> _EXERCISE DIRECTIONS_
Leave the pictures out. Retype exactly the lines below from the one containing "Emit a Python" through the one containing "from matplotlib.ticker import", and no others.

** START OF SUPPLIED RECORDS **

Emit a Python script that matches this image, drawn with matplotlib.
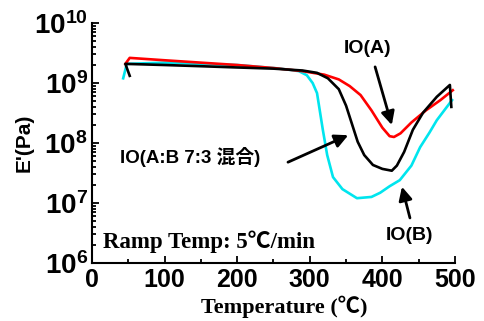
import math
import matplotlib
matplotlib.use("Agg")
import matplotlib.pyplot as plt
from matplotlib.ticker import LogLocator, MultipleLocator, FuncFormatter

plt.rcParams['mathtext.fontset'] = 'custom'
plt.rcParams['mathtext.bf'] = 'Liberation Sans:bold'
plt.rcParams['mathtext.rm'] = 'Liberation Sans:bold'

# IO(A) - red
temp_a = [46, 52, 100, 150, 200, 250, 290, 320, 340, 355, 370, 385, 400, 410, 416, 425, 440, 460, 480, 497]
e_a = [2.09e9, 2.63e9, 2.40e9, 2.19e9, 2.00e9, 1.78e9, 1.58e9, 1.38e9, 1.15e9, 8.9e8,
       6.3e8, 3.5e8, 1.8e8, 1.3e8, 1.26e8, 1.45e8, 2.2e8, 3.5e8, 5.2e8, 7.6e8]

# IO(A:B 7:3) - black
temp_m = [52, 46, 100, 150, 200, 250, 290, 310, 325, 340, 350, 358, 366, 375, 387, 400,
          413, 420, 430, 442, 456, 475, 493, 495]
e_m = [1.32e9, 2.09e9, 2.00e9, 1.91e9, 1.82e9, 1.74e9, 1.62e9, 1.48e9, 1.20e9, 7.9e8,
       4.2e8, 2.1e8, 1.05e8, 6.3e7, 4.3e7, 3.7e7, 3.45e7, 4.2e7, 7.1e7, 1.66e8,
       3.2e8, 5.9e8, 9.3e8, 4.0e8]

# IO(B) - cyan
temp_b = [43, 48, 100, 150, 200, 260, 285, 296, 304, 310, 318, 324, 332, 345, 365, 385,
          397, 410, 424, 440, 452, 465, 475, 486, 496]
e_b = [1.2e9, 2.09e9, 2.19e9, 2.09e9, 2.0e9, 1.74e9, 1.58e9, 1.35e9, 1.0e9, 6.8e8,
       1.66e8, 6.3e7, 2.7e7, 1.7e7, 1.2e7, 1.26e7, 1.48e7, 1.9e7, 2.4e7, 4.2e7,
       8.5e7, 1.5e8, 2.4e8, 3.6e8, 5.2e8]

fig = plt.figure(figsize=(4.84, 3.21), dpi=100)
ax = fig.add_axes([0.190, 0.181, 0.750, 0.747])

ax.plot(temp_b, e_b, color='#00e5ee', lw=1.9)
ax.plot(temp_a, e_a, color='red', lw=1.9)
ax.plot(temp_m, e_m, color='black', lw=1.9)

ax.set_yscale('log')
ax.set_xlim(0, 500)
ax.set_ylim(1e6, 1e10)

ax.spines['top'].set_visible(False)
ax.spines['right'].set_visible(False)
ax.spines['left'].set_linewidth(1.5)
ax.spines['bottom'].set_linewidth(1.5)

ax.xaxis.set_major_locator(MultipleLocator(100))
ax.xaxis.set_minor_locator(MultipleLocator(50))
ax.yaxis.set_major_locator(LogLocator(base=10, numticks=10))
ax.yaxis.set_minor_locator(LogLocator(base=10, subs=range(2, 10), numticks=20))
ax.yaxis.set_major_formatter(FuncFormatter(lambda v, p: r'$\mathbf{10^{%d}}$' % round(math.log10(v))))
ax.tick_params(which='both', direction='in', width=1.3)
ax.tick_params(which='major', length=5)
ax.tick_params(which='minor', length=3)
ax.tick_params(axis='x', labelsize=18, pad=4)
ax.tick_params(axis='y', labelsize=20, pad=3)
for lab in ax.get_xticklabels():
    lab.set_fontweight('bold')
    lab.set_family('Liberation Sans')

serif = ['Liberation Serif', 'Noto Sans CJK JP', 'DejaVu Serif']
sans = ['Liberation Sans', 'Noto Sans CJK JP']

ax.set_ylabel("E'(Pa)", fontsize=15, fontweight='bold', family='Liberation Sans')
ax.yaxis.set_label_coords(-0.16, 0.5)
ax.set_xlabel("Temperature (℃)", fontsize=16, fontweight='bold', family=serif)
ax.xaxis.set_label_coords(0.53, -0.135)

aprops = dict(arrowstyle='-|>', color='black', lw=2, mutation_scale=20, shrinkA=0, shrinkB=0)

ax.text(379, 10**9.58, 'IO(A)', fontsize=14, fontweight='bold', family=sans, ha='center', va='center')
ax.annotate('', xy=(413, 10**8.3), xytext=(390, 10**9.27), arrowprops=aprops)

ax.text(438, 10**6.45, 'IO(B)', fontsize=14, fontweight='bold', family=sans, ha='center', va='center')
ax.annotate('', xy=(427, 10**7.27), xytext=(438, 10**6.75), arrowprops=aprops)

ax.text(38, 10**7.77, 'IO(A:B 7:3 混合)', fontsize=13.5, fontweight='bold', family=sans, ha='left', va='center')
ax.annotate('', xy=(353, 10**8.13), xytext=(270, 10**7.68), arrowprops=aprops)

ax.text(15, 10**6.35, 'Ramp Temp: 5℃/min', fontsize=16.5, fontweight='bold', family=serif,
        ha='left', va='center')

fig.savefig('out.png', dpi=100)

** END OF SUPPLIED RECORDS **
** START OF SUPPLIED RECORDS **

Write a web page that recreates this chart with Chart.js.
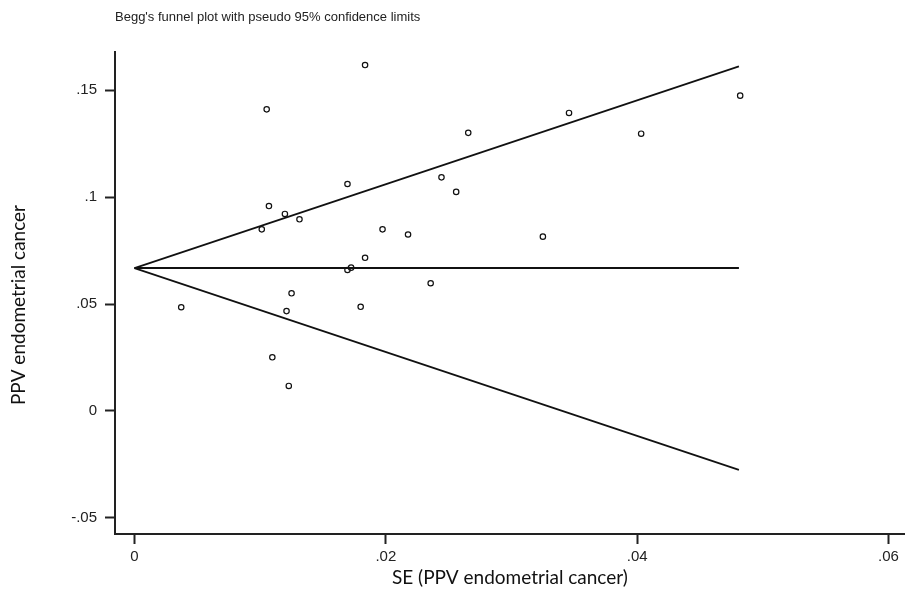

** END OF SUPPLIED RECORDS **

> _SOLUTION TO THIS PROBLEM_
Emit a Python script that matches this image, drawn with matplotlib.
import math
import matplotlib
matplotlib.use("Agg")
import matplotlib.pyplot as plt
from matplotlib.ticker import LogLocator, MultipleLocator, FuncFormatter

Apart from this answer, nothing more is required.